Exercise goal ▸
Return precisely the span of lines from the top of the material below to the line containing "(pi) at (482,557)", both included. Pictures are excluded.

══ Dataset section ══

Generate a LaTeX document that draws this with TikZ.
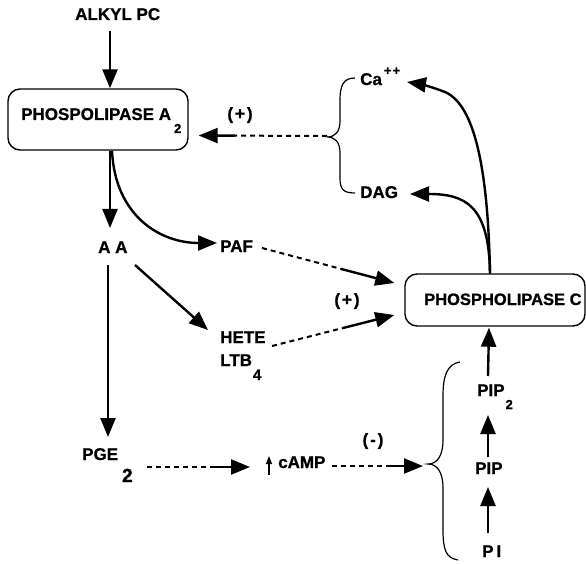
\documentclass[tikz,border=0pt]{standalone}
\usepackage{fontspec}
\setmainfont{Liberation Sans}[BoldFeatures={FakeBold=0.9}]
\usetikzlibrary{arrows.meta,calc}
\tikzset{
  lbl/.style={inner sep=0pt, anchor=base west, font=\fontsize{17pt}{20pt}\selectfont\bfseries},
  sgn/.style={inner sep=0pt, font=\fontsize{17pt}{20pt}\selectfont\bfseries},
  boxn/.style={draw, line width=1.4pt, rounded corners=12pt, inner sep=0pt},
  arr/.style={line width=2.4pt, -{Triangle[width=15pt,length=19pt]}},
  dsh/.style={line width=2pt, dash pattern=on 5pt off 4pt},
  brc/.style={line width=1.2pt},
}
\begin{document}
\begin{tikzpicture}[x=1pt,y=-1pt]
\useasboundingbox[fill=white] (0,0) rectangle (586,564);

% boxes
\node[boxn, minimum width=180pt, minimum height=61pt] (pla2) at (98,119.5) {};
\node[lbl] (pla2t) at (21,120) {PHOSPOLIPASE A\kern3pt\raisebox{-13pt}{\fontsize{13pt}{13pt}\selectfont 2}};
\node[boxn, minimum width=180pt, minimum height=52pt] (plc) at (495,300) {};
\node[lbl, font=\fontsize{16.5pt}{20pt}\selectfont\bfseries] (plct) at (424,305) {PHOSPHOLIPASE C};

% labels
\node[lbl] (alkyl) at (75,20) {ALKYL PC};
\node[sgn] (pm1) at (240,115) {(\kern2pt+\kern2pt)};
\node[lbl] (ca) at (360,85) {Ca\kern2pt\raisebox{10pt}{\fontsize{13pt}{13pt}\selectfont +\kern1pt+}};
\node[lbl] (dag) at (360,198) {DAG};
\node[lbl] (aa) at (98,253) {A A};
\node[lbl] (paf) at (220,252) {PAF};
\node[lbl] (hete) at (220,343) {HETE};
\node[lbl] (ltb) at (220,366) {LTB\kern1pt\raisebox{-14pt}{\fontsize{15pt}{15pt}\selectfont 4}};
\node[sgn] (pm2) at (347,301) {(\kern2pt+\kern2pt)};
\node[lbl] (pge) at (82,460) {PGE\kern4pt\raisebox{-22pt}{\fontsize{19pt}{19pt}\selectfont 2}};
\node[lbl] (camp) at (278,468) {cAMP};
\node[sgn] (pm3) at (373,441) {(\kern2pt-\kern2pt)};
\node[lbl] (pip2) at (477,396) {PIP\kern1pt\raisebox{-13pt}{\fontsize{13pt}{13pt}\selectfont 2}};
\node[lbl] (pip) at (475,474) {PIP};
\node[lbl] (pi) at (482,557) {P\kern3pt I};

% braces
\coordinate (b1) at (327,137);
\draw[brc] (355,78) .. controls (343,78) and (340,86) .. (340,100) -- (340,121)
  .. controls (340,132) and (335,137) .. (b1)
  .. controls (335,137) and (340,142) .. (340,153) -- (340,178)
  .. controls (340,189) and (343,193) .. (355,193);
\coordinate (b2) at (428,464);
\draw[brc] (460,362) .. controls (447,364) and (443,376) .. (443,396) -- (443,440)
  .. controls (443,456) and (437,464) .. (b2)
  .. controls (437,464) and (443,472) .. (443,488) -- (443,530)
  .. controls (443,550) and (446,558) .. (458,560);

% solid connectors
\draw[arr] ($(alkyl.base west)+(35,11)$) -- ($(pla2.north)+(12,0)$);
\draw[arr] ($(pla2.south)+(12,0)$) -- ($(aa.base west)+(12,-25)$);
\draw[arr] ($(pla2.south)+(14,0)$) .. controls +(3,65) and +(-57,0) .. ($(paf.base west)+(-3,-9)$);
\draw[arr] ($(aa.base west)+(37,12)$) -- ($(hete.base west)+(-12,-13)$);
\draw[arr] ($(aa.base west)+(10,12)$) -- ($(pge.base west)+(26,-23)$);
\draw[arr] ($(plc.north)+(-5,0)$) .. controls (488,170) and (475,105) .. (445,92)
  .. controls (432,87) and (420,84) .. ($(ca.base west)+(47,-3)$);
\draw[arr] ($(plc.north)+(-5,0)$) .. controls (489,205) and (465,194) .. ($(dag.base west)+(50,-4)$);
\draw[arr] ($(pi.base west)+(6,-24)$) -- ($(pip.base west)+(13,13)$);
\draw[arr] ($(pip.base west)+(13,-17)$) -- ($(pip2.base west)+(11,19)$);
\draw[arr] ($(pip2.base west)+(11,-20)$) -- ($(plc.south)+(-6,1)$);
\draw[line width=1.4pt, -{Triangle[width=6pt,length=8pt]}] ($(camp.base west)+(-9,7)$) -- ($(camp.base west)+(-9,-12)$);

% dashed connectors with solid ends
\coordinate (s1) at ($(b1)+(0,-1)$);
\coordinate (e1) at ($(pla2.east)+(10,16)$);
\draw[dsh] (s1) -- ($(s1)!0.73!(e1)$);
\draw[arr] ($(s1)!0.72!(e1)$) -- (e1);

\coordinate (s2) at ($(paf.base west)+(42,-4)$);
\coordinate (e2) at ($(plc.west)+(-10,-17)$);
\draw[dsh] (s2) -- ($(s2)!0.61!(e2)$);
\draw[arr] ($(s2)!0.6!(e2)$) -- (e2);

\coordinate (s3) at ($(hete.base west)+(52,3)$);
\coordinate (e3) at ($(plc.west)+(-10,15)$);
\draw[dsh] (s3) -- ($(s3)!0.59!(e3)$);
\draw[arr] ($(s3)!0.58!(e3)$) -- (e3);

\coordinate (s4) at ($(pge.base west)+(65,7)$);
\coordinate (e4) at ($(camp.base west)+(-28,-1)$);
\draw[dsh] (s4) -- ($(s4)!0.65!(e4)$);
\draw[arr] ($(s4)!0.64!(e4)$) -- (e4);

\coordinate (s5) at ($(camp.base west)+(54,-2)$);
\coordinate (e5) at ($(b2)+(-5,2)$);
\draw[dsh] (s5) -- ($(s5)!0.63!(e5)$);
\draw[arr] ($(s5)!0.62!(e5)$) -- (e5);
\end{tikzpicture}
\end{document}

═══

Complete response ▸
Generate a LaTeX document that draws this with TikZ.
\documentclass[tikz,border=0pt]{standalone}
\usepackage{fontspec}
\setmainfont{Liberation Sans}[BoldFeatures={FakeBold=0.9}]
\usetikzlibrary{arrows.meta,calc}
\tikzset{
  lbl/.style={inner sep=0pt, anchor=base west, font=\fontsize{17pt}{20pt}\selectfont\bfseries},
  sgn/.style={inner sep=0pt, font=\fontsize{17pt}{20pt}\selectfont\bfseries},
  boxn/.style={draw, line width=1.4pt, rounded corners=12pt, inner sep=0pt},
  arr/.style={line width=2.4pt, -{Triangle[width=15pt,length=19pt]}},
  dsh/.style={line width=2pt, dash pattern=on 5pt off 4pt},
  brc/.style={line width=1.2pt},
}
\begin{document}
\begin{tikzpicture}[x=1pt,y=-1pt]
\useasboundingbox[fill=white] (0,0) rectangle (586,564);

% boxes
\node[boxn, minimum width=180pt, minimum height=61pt] (pla2) at (98,119.5) {};
\node[lbl] (pla2t) at (21,120) {PHOSPOLIPASE A\kern3pt\raisebox{-13pt}{\fontsize{13pt}{13pt}\selectfont 2}};
\node[boxn, minimum width=180pt, minimum height=52pt] (plc) at (495,300) {};
\node[lbl, font=\fontsize{16.5pt}{20pt}\selectfont\bfseries] (plct) at (424,305) {PHOSPHOLIPASE C};

% labels
\node[lbl] (alkyl) at (75,20) {ALKYL PC};
\node[sgn] (pm1) at (240,115) {(\kern2pt+\kern2pt)};
\node[lbl] (ca) at (360,85) {Ca\kern2pt\raisebox{10pt}{\fontsize{13pt}{13pt}\selectfont +\kern1pt+}};
\node[lbl] (dag) at (360,198) {DAG};
\node[lbl] (aa) at (98,253) {A A};
\node[lbl] (paf) at (220,252) {PAF};
\node[lbl] (hete) at (220,343) {HETE};
\node[lbl] (ltb) at (220,366) {LTB\kern1pt\raisebox{-14pt}{\fontsize{15pt}{15pt}\selectfont 4}};
\node[sgn] (pm2) at (347,301) {(\kern2pt+\kern2pt)};
\node[lbl] (pge) at (82,460) {PGE\kern4pt\raisebox{-22pt}{\fontsize{19pt}{19pt}\selectfont 2}};
\node[lbl] (camp) at (278,468) {cAMP};
\node[sgn] (pm3) at (373,441) {(\kern2pt-\kern2pt)};
\node[lbl] (pip2) at (477,396) {PIP\kern1pt\raisebox{-13pt}{\fontsize{13pt}{13pt}\selectfont 2}};
\node[lbl] (pip) at (475,474) {PIP};
\node[lbl] (pi) at (482,557) {P\kern3pt I};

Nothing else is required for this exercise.